3. Strategi Tambahan Jika Saya Adalah Perangkat Desa;  Jika saya adalah perangkat desa di Panggungharjo atau desa dengan potensi serupa, strategi tambahan saya akan berfokus pada digitalisasi, peningkatan kualitas SDM, dan ekspansi pasar untuk melipatgandakan dampak BUMDes Panggung Lestari.

Strategi Tambahan:

A. Digitalisasi Layanan BUMDes dan Data Desa: 

• Mengembangkan Aplikasi Layanan Digital Terpadu Desa (misalnya, platform e-commerce lokal) untuk memasarkan produk BUMDes (pupuk, kerajinan) dan produk UMKM desa secara langsung ke pasar nasional dan internasional.

• Menerapkan sistem pembayaran digital (QRIS) untuk semua transaksi BUMDes dan layanan desa untuk meningkatkan efisiensi dan transparansi.

B. Membentuk Venture Capital (VC) Mikro Desa:

• Mengalokasikan sebagian laba BUMDes untuk membentuk dana investasi mikro bagi anak-anak muda desa yang memiliki ide bisnis baru (misalnya, startup pertanian berbasis teknologi). Ini bertujuan menumbuhkan wirausaha baru di luar unit usaha BUMDes inti.

C. Sertifikasi dan Standarisasi Produk:

• Mendampingi unit usaha BUMDes mendapatkan sertifikasi standar kualitas (misalnya, SNI untuk produk pupuk, sertifikasi halal untuk produk makanan) agar dapat menembus rantai pasok ritel modern dan ekspor.

D. Membangun Akademi BUMDes Lokal: 

• Bermitra dengan kampus terdekat dan generasi muda diaspora desa (alumni) untuk membuat program pelatihan manajemen, branding, dan keuangan secara berkelanjutan bagi pengelola BUMDes dan UMKM lokal.

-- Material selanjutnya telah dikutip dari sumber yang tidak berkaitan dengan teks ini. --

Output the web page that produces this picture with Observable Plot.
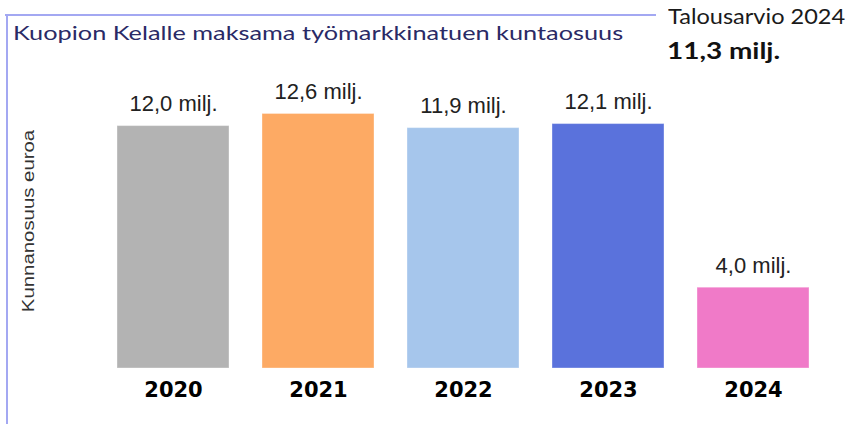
<!DOCTYPE html>
<html>
<head>
<meta charset="utf-8">
<script src="https://cdn.jsdelivr.net/npm/d3@7"></script>
<script src="https://cdn.jsdelivr.net/npm/@observablehq/plot@0.6"></script>
<style>
  html, body { margin: 0; padding: 0; background: #fff; }
  #wrap { position: relative; width: 864px; height: 424px; overflow: hidden; }
  #chart { position: absolute; left: 0; top: 0; }
  .abs { position: absolute; white-space: nowrap; line-height: 1; }
  .fit { transform-origin: left top; }
  #title { left: 13px; top: 23px; font-family: Lato, sans-serif; font-size: 19px; color: #2a2a66; }
  #budget1 { left: 668px; top: 5px; font-family: Lato, sans-serif; font-size: 21px; color: #1a1a1a; }
  #budget2 { left: 667px; top: 40px; font-family: Lato, sans-serif; font-size: 22px; font-weight: bold; color: #111; }
  #ylabel { left: 29px; top: 221px; font-family: "Liberation Sans", Arial, sans-serif; font-size: 16px; color: #333;
            transform-origin: center center; }
  #topline { left: 5px; top: 14px; width: 651px; height: 2px; background: #a3a8f2; }
  #leftline { left: 6px; top: 14px; width: 2px; height: 410px; background: #a3a8f2; }
  g[aria-label="x-axis tick label"] text { font-family: "DejaVu Sans", sans-serif; }
</style>
</head>
<body>
<div id="wrap">
  <div id="chart"></div>
  <div class="abs" id="topline"></div>
  <div class="abs" id="leftline"></div>
  <div class="abs fit" id="title">Kuopion Kelalle maksama työmarkkinatuen kuntaosuus</div>
  <div class="abs fit" id="budget1">Talousarvio 2024</div>
  <div class="abs fit" id="budget2">11,3 milj.</div>
  <div class="abs" id="ylabel">Kunnanosuus euroa</div>
</div>
<script>
const years = ["2020", "2021", "2022", "2023", "2024"];
const values = [12.0, 12.6, 11.9, 12.1, 4.0];
const labels = ["12,0 milj.", "12,6 milj.", "11,9 milj.", "12,1 milj.", "4,0 milj."];
const colors = ["#b3b3b3", "#fdaa64", "#a6c6ec", "#5a72dc", "#f07ac8"];

const data = years.map((y, i) => ({year: y, value: values[i], label: labels[i]}));

const chart = Plot.plot({
  width: 864,
  height: 424,
  marginLeft: 83,
  marginRight: 21,
  marginTop: 65,
  marginBottom: 56,
  x: {domain: years, padding: 0.23, label: null},
  y: {domain: [0, 15], axis: null},
  color: {domain: years, range: colors},
  style: {fontFamily: "'Liberation Sans', Arial, sans-serif", background: "transparent"},
  marks: [
    Plot.barY(data, {x: "year", y: "value", fill: "year", stroke: "#ffffff", strokeOpacity: 0.35, strokeWidth: 1}),
    Plot.text(data, {x: "year", y: "value", text: "label", lineAnchor: "bottom", dy: -15,
                     fontSize: 22, fill: "#222"}),
    Plot.axisX({tickSize: 0, tickPadding: 14, fontSize: 21, fontWeight: "bold", color: "#000", label: null})
  ]
});
document.getElementById("chart").appendChild(chart);

// stretch the HTML texts horizontally to the widths of the reference
// (offsetWidth ignores transforms, so repeated calls stay stable)
function fitX(id, target) {
  const el = document.getElementById(id);
  const w = el.offsetWidth;
  if (w > 0) el.style.transform = `scaleX(${target / w})`;
}
function fitY(id, target) {
  const el = document.getElementById(id);
  const w = el.offsetWidth;
  if (w > 0) el.style.transform = `translate(-50%, -50%) rotate(-90deg) scaleX(${target / w})`;
}
function layout() {
  fitX("title", 610);
  fitX("budget1", 177);
  fitX("budget2", 113);
  fitY("ylabel", 182);
}
layout();
if (document.fonts && document.fonts.ready) document.fonts.ready.then(layout);
</script>
</body>
</html>
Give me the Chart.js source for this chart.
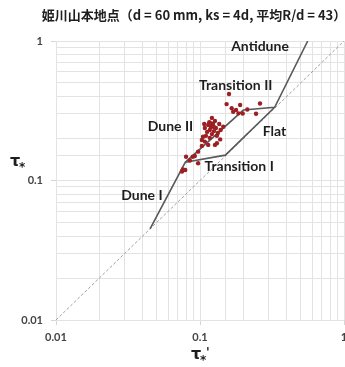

4. Strategi Paling Realistis Diterapkan di Desa-desa Indonesia:

Strategi yang menurut saya paling realistis diterapkan di sebagian besar desa Indonesia adalah memperkuat dan menginovasi peran BUMDes melalui unit usaha jasa pelayanan dasar (utilitas) dan pengolahan potensi lokal.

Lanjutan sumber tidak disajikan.